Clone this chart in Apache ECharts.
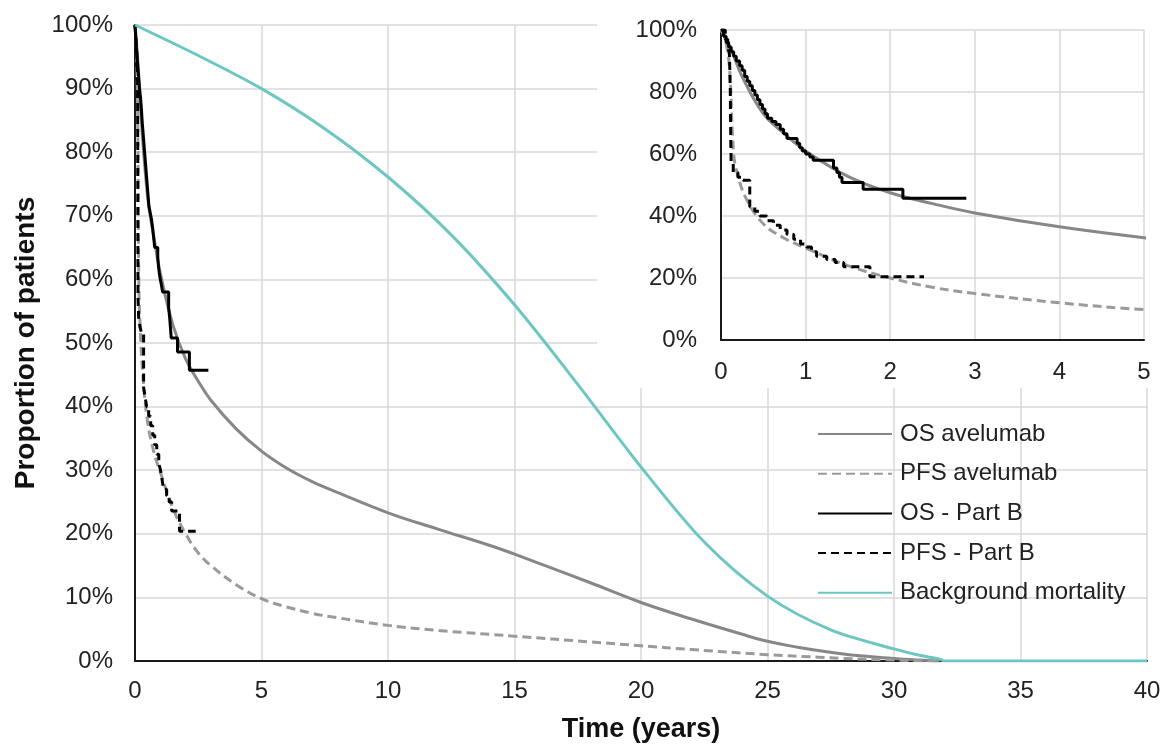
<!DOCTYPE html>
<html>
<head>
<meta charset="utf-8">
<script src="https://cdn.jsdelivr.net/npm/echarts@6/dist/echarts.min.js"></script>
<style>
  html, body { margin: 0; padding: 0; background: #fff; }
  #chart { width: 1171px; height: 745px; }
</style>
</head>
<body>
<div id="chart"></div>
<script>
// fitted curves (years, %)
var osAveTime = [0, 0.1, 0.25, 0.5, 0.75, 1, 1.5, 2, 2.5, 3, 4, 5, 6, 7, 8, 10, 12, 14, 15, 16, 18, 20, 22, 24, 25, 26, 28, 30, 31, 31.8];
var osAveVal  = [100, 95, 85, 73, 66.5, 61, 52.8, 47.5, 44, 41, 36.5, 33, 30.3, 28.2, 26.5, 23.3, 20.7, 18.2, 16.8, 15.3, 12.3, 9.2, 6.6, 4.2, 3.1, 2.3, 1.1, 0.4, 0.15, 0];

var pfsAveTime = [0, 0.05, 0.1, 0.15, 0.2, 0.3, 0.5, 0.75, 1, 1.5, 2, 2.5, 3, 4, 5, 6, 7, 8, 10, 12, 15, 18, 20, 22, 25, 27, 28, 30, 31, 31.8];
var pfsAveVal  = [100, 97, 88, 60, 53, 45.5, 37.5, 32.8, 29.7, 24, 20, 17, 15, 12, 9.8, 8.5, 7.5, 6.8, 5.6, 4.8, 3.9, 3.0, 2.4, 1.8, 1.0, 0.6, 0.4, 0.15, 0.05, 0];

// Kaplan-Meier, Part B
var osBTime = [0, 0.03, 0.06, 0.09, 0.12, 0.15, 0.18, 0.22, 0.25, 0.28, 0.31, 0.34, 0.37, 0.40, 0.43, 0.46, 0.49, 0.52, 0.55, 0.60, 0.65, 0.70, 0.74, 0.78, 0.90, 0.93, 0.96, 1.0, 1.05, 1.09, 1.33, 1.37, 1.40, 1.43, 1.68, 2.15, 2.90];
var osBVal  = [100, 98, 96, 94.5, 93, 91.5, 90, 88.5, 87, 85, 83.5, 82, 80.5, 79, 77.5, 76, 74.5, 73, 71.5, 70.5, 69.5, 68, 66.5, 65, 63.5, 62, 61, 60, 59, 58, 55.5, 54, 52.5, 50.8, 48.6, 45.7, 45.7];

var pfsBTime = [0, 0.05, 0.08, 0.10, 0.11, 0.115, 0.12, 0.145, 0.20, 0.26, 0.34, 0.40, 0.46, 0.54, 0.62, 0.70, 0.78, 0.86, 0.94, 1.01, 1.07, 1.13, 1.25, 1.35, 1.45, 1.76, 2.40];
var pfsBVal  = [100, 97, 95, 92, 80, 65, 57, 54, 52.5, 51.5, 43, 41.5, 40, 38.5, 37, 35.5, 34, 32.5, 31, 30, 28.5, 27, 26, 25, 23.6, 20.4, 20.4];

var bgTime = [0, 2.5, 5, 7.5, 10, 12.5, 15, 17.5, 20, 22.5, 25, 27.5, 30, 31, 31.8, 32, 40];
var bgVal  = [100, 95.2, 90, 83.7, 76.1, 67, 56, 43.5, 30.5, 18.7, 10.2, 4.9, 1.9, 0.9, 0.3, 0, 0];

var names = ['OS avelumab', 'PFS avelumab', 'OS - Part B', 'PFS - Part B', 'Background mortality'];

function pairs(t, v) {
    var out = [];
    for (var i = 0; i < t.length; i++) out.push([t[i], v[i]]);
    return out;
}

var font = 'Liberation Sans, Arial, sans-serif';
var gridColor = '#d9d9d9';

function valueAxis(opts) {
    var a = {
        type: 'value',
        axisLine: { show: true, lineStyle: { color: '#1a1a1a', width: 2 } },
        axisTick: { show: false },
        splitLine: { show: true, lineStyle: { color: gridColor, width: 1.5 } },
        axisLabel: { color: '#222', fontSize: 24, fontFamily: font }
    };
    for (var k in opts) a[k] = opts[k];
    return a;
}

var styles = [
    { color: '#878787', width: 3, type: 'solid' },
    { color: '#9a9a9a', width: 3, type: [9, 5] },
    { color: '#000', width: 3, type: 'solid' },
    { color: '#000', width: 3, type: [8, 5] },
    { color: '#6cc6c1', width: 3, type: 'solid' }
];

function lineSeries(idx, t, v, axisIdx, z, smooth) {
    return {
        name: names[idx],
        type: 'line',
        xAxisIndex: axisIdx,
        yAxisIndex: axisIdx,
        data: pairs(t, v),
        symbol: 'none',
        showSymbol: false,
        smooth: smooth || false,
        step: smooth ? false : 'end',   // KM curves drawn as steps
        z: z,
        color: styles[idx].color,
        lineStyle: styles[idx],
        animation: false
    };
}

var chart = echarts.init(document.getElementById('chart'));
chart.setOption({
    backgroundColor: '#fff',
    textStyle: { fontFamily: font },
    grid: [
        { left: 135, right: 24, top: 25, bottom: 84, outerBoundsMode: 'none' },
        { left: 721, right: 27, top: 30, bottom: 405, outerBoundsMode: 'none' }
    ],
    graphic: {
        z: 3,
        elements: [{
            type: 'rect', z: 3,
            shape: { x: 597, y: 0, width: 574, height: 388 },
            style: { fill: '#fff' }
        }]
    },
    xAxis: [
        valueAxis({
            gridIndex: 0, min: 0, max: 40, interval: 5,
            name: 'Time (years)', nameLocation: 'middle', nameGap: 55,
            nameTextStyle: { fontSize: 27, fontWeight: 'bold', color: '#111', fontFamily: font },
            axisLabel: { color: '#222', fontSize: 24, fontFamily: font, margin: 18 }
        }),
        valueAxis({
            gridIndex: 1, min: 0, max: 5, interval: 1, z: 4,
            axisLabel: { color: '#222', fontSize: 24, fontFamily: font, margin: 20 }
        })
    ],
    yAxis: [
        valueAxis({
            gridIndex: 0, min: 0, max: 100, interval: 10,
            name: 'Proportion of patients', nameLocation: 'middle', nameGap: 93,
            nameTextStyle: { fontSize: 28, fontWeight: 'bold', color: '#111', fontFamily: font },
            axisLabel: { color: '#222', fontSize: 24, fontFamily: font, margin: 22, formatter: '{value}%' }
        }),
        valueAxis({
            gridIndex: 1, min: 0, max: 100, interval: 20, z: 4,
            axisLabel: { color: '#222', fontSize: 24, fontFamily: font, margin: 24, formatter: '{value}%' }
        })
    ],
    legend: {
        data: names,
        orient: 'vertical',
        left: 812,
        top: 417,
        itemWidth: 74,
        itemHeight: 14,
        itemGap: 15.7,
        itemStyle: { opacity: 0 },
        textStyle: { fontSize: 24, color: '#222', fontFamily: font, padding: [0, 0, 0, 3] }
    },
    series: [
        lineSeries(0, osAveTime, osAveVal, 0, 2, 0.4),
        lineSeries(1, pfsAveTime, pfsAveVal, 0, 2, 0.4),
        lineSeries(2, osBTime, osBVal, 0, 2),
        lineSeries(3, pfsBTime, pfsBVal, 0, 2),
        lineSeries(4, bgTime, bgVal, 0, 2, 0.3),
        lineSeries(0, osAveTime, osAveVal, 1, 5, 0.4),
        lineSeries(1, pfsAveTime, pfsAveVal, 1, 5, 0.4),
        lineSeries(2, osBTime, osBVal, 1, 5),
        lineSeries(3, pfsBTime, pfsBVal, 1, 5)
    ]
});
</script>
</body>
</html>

### Directions for this task
Repeat, word for word and with no pictures, only the lines running from the beginning of the data to the line that contains "var gridColor = '#d9d9d9';".

### Output
Clone this chart in Apache ECharts.
<!DOCTYPE html>
<html>
<head>
<meta charset="utf-8">
<script src="https://cdn.jsdelivr.net/npm/echarts@6/dist/echarts.min.js"></script>
<style>
  html, body { margin: 0; padding: 0; background: #fff; }
  #chart { width: 1171px; height: 745px; }
</style>
</head>
<body>
<div id="chart"></div>
<script>
// fitted curves (years, %)
var osAveTime = [0, 0.1, 0.25, 0.5, 0.75, 1, 1.5, 2, 2.5, 3, 4, 5, 6, 7, 8, 10, 12, 14, 15, 16, 18, 20, 22, 24, 25, 26, 28, 30, 31, 31.8];
var osAveVal  = [100, 95, 85, 73, 66.5, 61, 52.8, 47.5, 44, 41, 36.5, 33, 30.3, 28.2, 26.5, 23.3, 20.7, 18.2, 16.8, 15.3, 12.3, 9.2, 6.6, 4.2, 3.1, 2.3, 1.1, 0.4, 0.15, 0];

var pfsAveTime = [0, 0.05, 0.1, 0.15, 0.2, 0.3, 0.5, 0.75, 1, 1.5, 2, 2.5, 3, 4, 5, 6, 7, 8, 10, 12, 15, 18, 20, 22, 25, 27, 28, 30, 31, 31.8];
var pfsAveVal  = [100, 97, 88, 60, 53, 45.5, 37.5, 32.8, 29.7, 24, 20, 17, 15, 12, 9.8, 8.5, 7.5, 6.8, 5.6, 4.8, 3.9, 3.0, 2.4, 1.8, 1.0, 0.6, 0.4, 0.15, 0.05, 0];

// Kaplan-Meier, Part B
var osBTime = [0, 0.03, 0.06, 0.09, 0.12, 0.15, 0.18, 0.22, 0.25, 0.28, 0.31, 0.34, 0.37, 0.40, 0.43, 0.46, 0.49, 0.52, 0.55, 0.60, 0.65, 0.70, 0.74, 0.78, 0.90, 0.93, 0.96, 1.0, 1.05, 1.09, 1.33, 1.37, 1.40, 1.43, 1.68, 2.15, 2.90];
var osBVal  = [100, 98, 96, 94.5, 93, 91.5, 90, 88.5, 87, 85, 83.5, 82, 80.5, 79, 77.5, 76, 74.5, 73, 71.5, 70.5, 69.5, 68, 66.5, 65, 63.5, 62, 61, 60, 59, 58, 55.5, 54, 52.5, 50.8, 48.6, 45.7, 45.7];

var pfsBTime = [0, 0.05, 0.08, 0.10, 0.11, 0.115, 0.12, 0.145, 0.20, 0.26, 0.34, 0.40, 0.46, 0.54, 0.62, 0.70, 0.78, 0.86, 0.94, 1.01, 1.07, 1.13, 1.25, 1.35, 1.45, 1.76, 2.40];
var pfsBVal  = [100, 97, 95, 92, 80, 65, 57, 54, 52.5, 51.5, 43, 41.5, 40, 38.5, 37, 35.5, 34, 32.5, 31, 30, 28.5, 27, 26, 25, 23.6, 20.4, 20.4];

var bgTime = [0, 2.5, 5, 7.5, 10, 12.5, 15, 17.5, 20, 22.5, 25, 27.5, 30, 31, 31.8, 32, 40];
var bgVal  = [100, 95.2, 90, 83.7, 76.1, 67, 56, 43.5, 30.5, 18.7, 10.2, 4.9, 1.9, 0.9, 0.3, 0, 0];

var names = ['OS avelumab', 'PFS avelumab', 'OS - Part B', 'PFS - Part B', 'Background mortality'];

function pairs(t, v) {
    var out = [];
    for (var i = 0; i < t.length; i++) out.push([t[i], v[i]]);
    return out;
}

var font = 'Liberation Sans, Arial, sans-serif';
var gridColor = '#d9d9d9';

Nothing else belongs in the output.